Osborn esperó el tiempo suficiente para que McVey sintiera que no le era nada fácil hablar de ello.
– Se está follando al Primer Ministro de Francia -dijo, en voz baja.
McVey lo miró fijo un instante. Era la respuesta correcta, la que él buscaba. Si Osborn estaba escondiendo algo, McVey no sabía qué era.
– Ya se me pasará. Estoy seguro que un día me reiré de todo esto. Pero ahora no.
La respuesta de Osborn era razonable, incluso algo sentimental.
– ¿Le parece suficientemente personal? -le preguntó.
Capítulo 24
McVey salió del hotel y cruzó la calle hasta su coche. Tenía una doble corazonada. Una era que Osborn no tenía nada que ver con el asesinato de Londres, y dos, que realmente sentía algo por Vera Monneray, independientemente de con quién estuviera acostándose.
Cerró la puerta del Opel, se colocó el cinturón y puso en marcha el motor.

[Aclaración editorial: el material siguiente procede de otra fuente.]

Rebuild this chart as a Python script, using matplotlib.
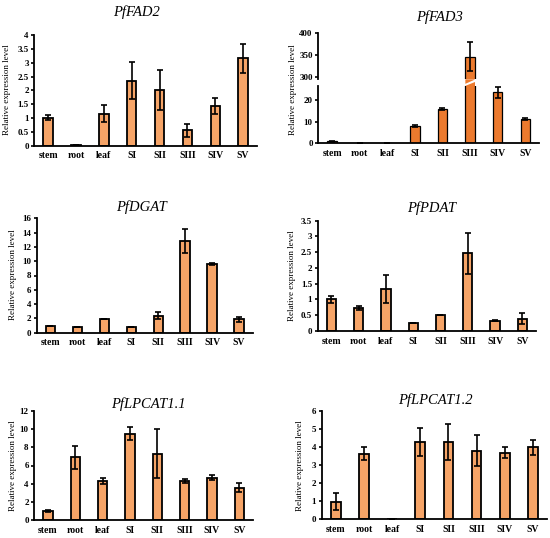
"""
Relative expression of six lipid genes across tissues / seed stages.
Six bar panels with error bars; PfFAD3 uses a broken y axis.
"""

import matplotlib

matplotlib.use("Agg")
import matplotlib.pyplot as plt
from matplotlib.patches import Polygon
from matplotlib.ticker import FuncFormatter

plt.rcParams["font.family"] = ["Liberation Serif", "DejaVu Serif"]

TISSUES = ["stem", "root", "leaf", "SI", "SII", "SIII", "SIV", "SV"]

FAD2 = [1.01, 0.02, 1.16, 2.35, 2.01, 0.55, 1.43, 3.16]
FAD2_ERR = [0.09, 0.0, 0.30, 0.67, 0.72, 0.25, 0.30, 0.52]

FAD3 = [0.9, 0.2, 0.2, 7.8, 15.6, 346.0, 23.5, 11.2]
FAD3_ERR = [0.15, 0.0, 0.0, 0.5, 0.4, 33.0, 2.5, 0.3]

DGAT = [0.98, 0.75, 1.87, 0.8, 2.38, 12.8, 9.6, 1.85]
DGAT_ERR = [0.0, 0.0, 0.0, 0.0, 0.45, 1.7, 0.2, 0.4]

PDAT = [1.0, 0.73, 1.34, 0.26, 0.52, 2.47, 0.33, 0.39]
PDAT_ERR = [0.11, 0.07, 0.45, 0.0, 0.0, 0.65, 0.02, 0.18]

LPCAT11 = [0.99, 6.9, 4.3, 9.5, 7.3, 4.3, 4.66, 3.56]
LPCAT11_ERR = [0.06, 1.3, 0.3, 0.7, 2.7, 0.25, 0.25, 0.5]

LPCAT12 = [0.98, 3.64, 0.04, 4.26, 4.28, 3.8, 3.69, 3.99]
LPCAT12_ERR = [0.45, 0.35, 0.0, 0.78, 1.0, 0.85, 0.3, 0.4]

LIGHT = "#F6A467"
DARK = "#EC7A2E"
W, H = 550, 538
BAR_W = 0.34


def px_axes(fig, left, top, right, bottom):
    return fig.add_axes([left / W, 1 - bottom / H, (right - left) / W, (bottom - top) / H])


def style_axes(ax, ylim, yticks):
    ax.set_xlim(-0.5, len(TISSUES) - 0.5)
    ax.set_ylim(*ylim)
    ax.set_yticks(yticks)
    ax.yaxis.set_major_formatter(FuncFormatter(lambda v, _: f"{v:g}"))
    for side in ("top", "right"):
        ax.spines[side].set_visible(False)
    for side in ("left", "bottom"):
        ax.spines[side].set_linewidth(1.3)
    ax.tick_params(axis="y", direction="out", length=2.5, width=1.2, pad=1.5, labelsize=6.5)
    ax.tick_params(axis="x", length=0, pad=4, labelsize=7)
    for lab in ax.get_yticklabels() + ax.get_xticklabels():
        lab.set_fontweight("bold")


def draw_bars(ax, vals, errs, color, edge_lw=1.3, clip=False):
    x = list(range(len(TISSUES)))
    ax.bar(x, vals, width=BAR_W, color=color, edgecolor="black", linewidth=edge_lw, zorder=2)
    ax.errorbar(x, vals, yerr=errs, fmt="none", ecolor="black", elinewidth=1.2,
                capsize=2.2, capthick=1.2, zorder=3, clip_on=clip)
    ax.set_xticks(x)
    ax.set_xticklabels(TISSUES)


def add_labels(fig, title, tx, ty, lx, ly):
    fig.text(tx / W, 1 - ty / H, title, ha="center", va="center", fontsize=10.5, style="italic")
    fig.text(lx / W, 1 - ly / H, "Relative expression level", ha="center", va="center",
             rotation=90, fontsize=6.5)


def simple_panel(fig, box, vals, errs, ylim, yticks, title, tpos, lpos):
    ax = px_axes(fig, *box)
    draw_bars(ax, vals, errs, LIGHT)
    style_axes(ax, ylim, yticks)
    add_labels(fig, title, *tpos, *lpos)
    return ax


def main() -> None:
    fig = plt.figure(figsize=(W / 100, H / 100), dpi=100)

    simple_panel(fig, (34.3, 35, 257, 145.7), FAD2, FAD2_ERR, (0, 4),
                 [0, 0.5, 1, 1.5, 2, 2.5, 3, 3.5, 4], "PfFAD2", (137, 12), (7, 90))
    simple_panel(fig, (36.7, 218.3, 252.5, 332.7), DGAT, DGAT_ERR, (0, 16),
                 list(range(0, 17, 2)), "PfDGAT", (141.7, 206.7), (13, 275))
    simple_panel(fig, (317.7, 220.7, 536, 331), PDAT, PDAT_ERR, (0, 3.5),
                 [0, 0.5, 1, 1.5, 2, 2.5, 3, 3.5], "PfPDAT", (431.7, 208), (292, 276))
    simple_panel(fig, (34.3, 411, 253, 520), LPCAT11, LPCAT11_ERR, (0, 12),
                 list(range(0, 13, 2)), "PfLPCAT1.1", (148, 404), (13, 466))
    simple_panel(fig, (321.7, 411, 547, 519.3), LPCAT12, LPCAT12_ERR, (0, 6),
                 list(range(0, 7)), "PfLPCAT1.2", (435, 400), (300, 466))

    # PfFAD3: broken y axis (lower 0-26, upper 295-400)
    ax_lo = px_axes(fig, 318.3, 86.3, 539, 143.3)
    ax_hi = px_axes(fig, 318.3, 33.3, 539, 79.3)
    draw_bars(ax_lo, FAD3, FAD3_ERR, DARK, edge_lw=0.9, clip=True)
    style_axes(ax_lo, (0, 26.2), [0, 10, 20])
    draw_bars(ax_hi, FAD3, FAD3_ERR, DARK, edge_lw=0.9, clip=True)
    style_axes(ax_hi, (295, 400), [300, 350, 400])
    ax_hi.spines["bottom"].set_visible(False)
    ax_hi.set_xticks([])

    # fill the gap of the tall bar, leaving a diagonal white slash
    i = FAD3.index(max(FAD3))
    to_fig = fig.transFigure.inverted()
    x0 = ax_lo.transData.transform((i - BAR_W / 2, 0))[0]
    x1 = ax_lo.transData.transform((i + BAR_W / 2, 0))[0]
    y_lo = ax_lo.transAxes.transform((0, 1))[1]
    y_hi = ax_hi.transAxes.transform((0, 0))[1]
    gap = y_hi - y_lo
    lower = [(x0, y_lo), (x1, y_lo), (x1, y_lo + 0.6 * gap), (x0, y_lo)]
    upper = [(x0, y_lo + 0.35 * gap), (x1, y_lo + 0.95 * gap), (x1, y_hi), (x0, y_hi)]
    for pts in (lower, upper):
        fig.patches.append(Polygon([to_fig.transform(p) for p in pts], closed=True,
                                   facecolor=DARK, edgecolor="none",
                                   transform=fig.transFigure, figure=fig))
    add_labels(fig, "PfFAD3", 440, 17, 293, 90)

    fig.savefig("out.png", dpi=100)
    plt.close(fig)


if __name__ == "__main__":
    main()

Encendió los limpiaparabrisas para ver en medio de una lluvia que no paraba, giró en medio de la calzada para cambiar de sentido y volvió a su hotel. Osborn no había reaccionado muy diferente a como reacciona la mayoría de la gente cuando la interroga la policía, sobre todo cuando se es inocente. La gama de reacciones solía ir desde el impacto emocional al temor, a la indignación, que la mayoría de las veces terminaba en ira, a veces con la amenaza de demandar al inspector o incluso a todo el Departamento de Policía. O terminaba en una amable conversación en la que el policía explicaba que sus preguntas no eran nada personal, que sólo tenía que hacer su trabajo. Luego pedía perdón por su intromisión y se retiraba. Y eso era lo que había hecho él.
Osborn no era su hombre. Podía pensar en Vera Monneray como una lejana posibilidad. Tenía una formación médica y, probablemente, experiencia en cirugía. Bajo esa luz, coincidía con el perfil del asesino y había estado en Londres durante el último crimen. Pero ella y Osborn tendrían entonces la coartada de lo que habían estado haciendo. Podían haber estado enfermos, como declaraba Osborn, o podían haber pasado todo el tiempo engañándose mutuamente. Si ella había salido un par de horas, y nadie en el hotel la había visto, Osborn, que se creía enamorado, la cubriría, aunque hubiese salido. Además, McVey sabía que si la buscaba en los archivos, encontraría un expediente vacío. Sobre todo, Lebrun se encontraría en una situación delicada, y podía terminar poniendo en ridículo no sólo al Cuerpo de Policía sino a toda Francia.